Find the word "this" in the data. Return every line where it appears.
-- Available data start --
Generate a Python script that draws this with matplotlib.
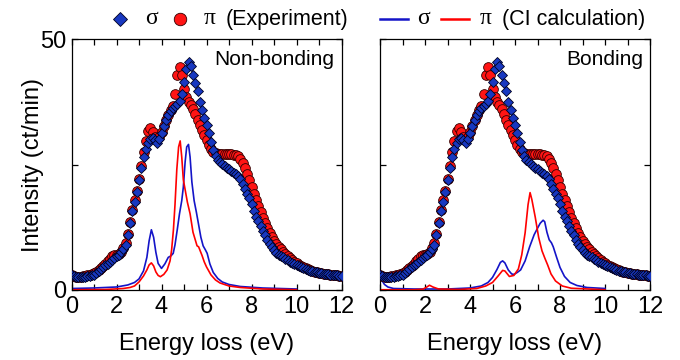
-- Available data end --
-- Available data start --
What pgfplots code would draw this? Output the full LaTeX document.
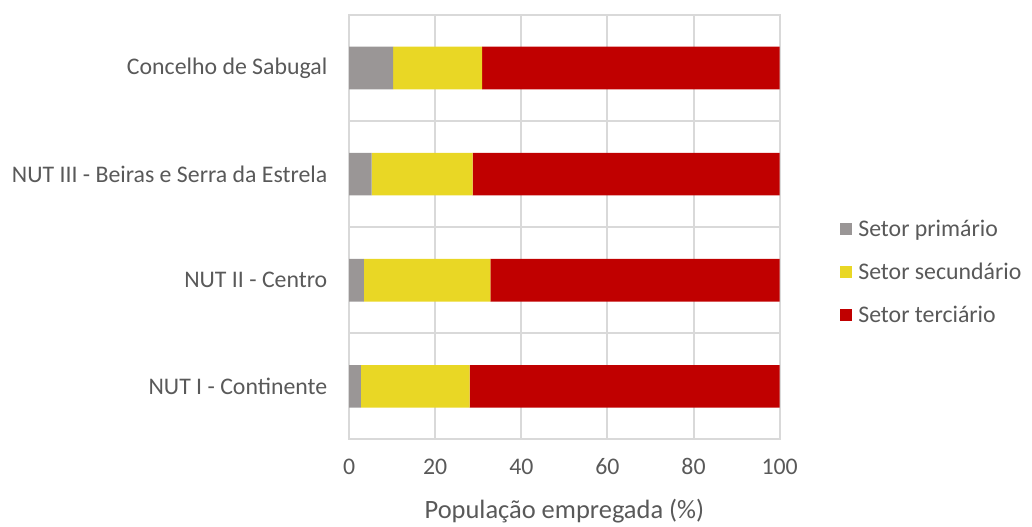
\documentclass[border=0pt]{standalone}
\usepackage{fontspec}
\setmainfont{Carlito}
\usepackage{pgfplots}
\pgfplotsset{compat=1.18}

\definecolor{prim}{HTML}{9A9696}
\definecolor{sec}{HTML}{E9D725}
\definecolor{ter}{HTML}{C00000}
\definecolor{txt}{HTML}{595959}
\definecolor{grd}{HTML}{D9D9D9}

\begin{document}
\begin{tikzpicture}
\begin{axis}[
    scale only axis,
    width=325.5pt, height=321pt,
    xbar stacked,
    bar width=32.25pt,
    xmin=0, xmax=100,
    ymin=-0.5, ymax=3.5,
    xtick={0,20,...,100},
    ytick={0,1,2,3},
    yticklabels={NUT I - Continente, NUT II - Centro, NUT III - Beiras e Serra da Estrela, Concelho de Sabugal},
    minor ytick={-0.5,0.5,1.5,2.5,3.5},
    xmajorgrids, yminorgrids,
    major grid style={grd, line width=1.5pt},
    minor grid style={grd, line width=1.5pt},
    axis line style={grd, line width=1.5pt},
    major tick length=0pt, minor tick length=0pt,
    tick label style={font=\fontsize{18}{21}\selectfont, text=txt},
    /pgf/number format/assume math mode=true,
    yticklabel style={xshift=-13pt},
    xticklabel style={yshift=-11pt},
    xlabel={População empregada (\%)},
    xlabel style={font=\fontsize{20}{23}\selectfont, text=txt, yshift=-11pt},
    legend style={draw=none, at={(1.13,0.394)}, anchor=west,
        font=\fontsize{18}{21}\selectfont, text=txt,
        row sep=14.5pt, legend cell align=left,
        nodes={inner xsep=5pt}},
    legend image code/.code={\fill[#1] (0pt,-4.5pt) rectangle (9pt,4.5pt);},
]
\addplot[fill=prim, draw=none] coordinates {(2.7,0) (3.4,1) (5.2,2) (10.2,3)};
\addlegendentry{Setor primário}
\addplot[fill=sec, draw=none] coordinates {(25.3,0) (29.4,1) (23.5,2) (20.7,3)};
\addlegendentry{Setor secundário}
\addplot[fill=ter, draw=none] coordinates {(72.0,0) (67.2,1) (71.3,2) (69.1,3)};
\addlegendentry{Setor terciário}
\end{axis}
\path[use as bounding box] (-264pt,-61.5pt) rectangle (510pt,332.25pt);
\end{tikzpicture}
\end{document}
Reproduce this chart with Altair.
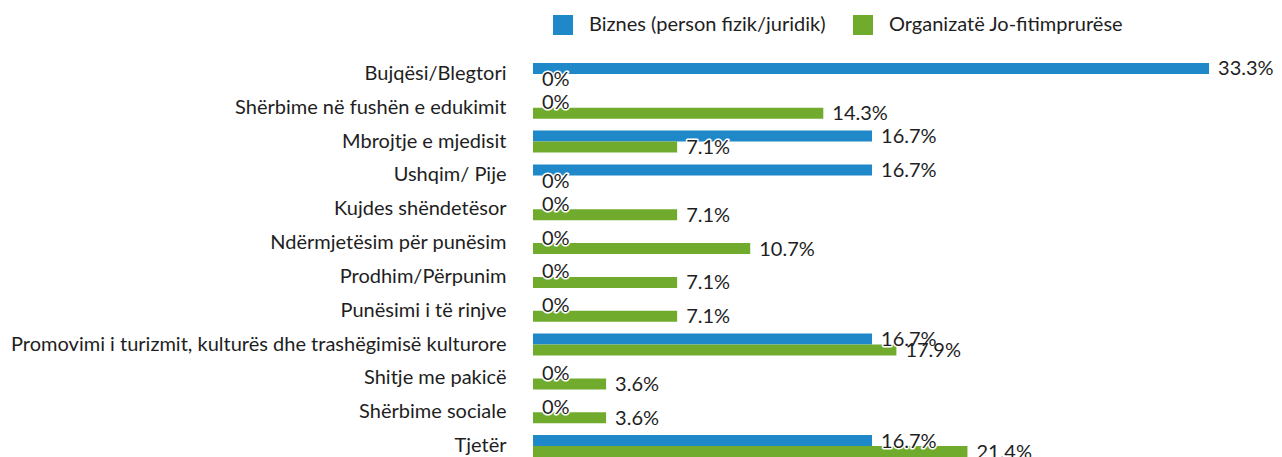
-- Available data end --
### Response to the task
Generate a Python script that draws this with matplotlib.
What pgfplots code would draw this? Output the full LaTeX document.
Reproduce this chart with Altair.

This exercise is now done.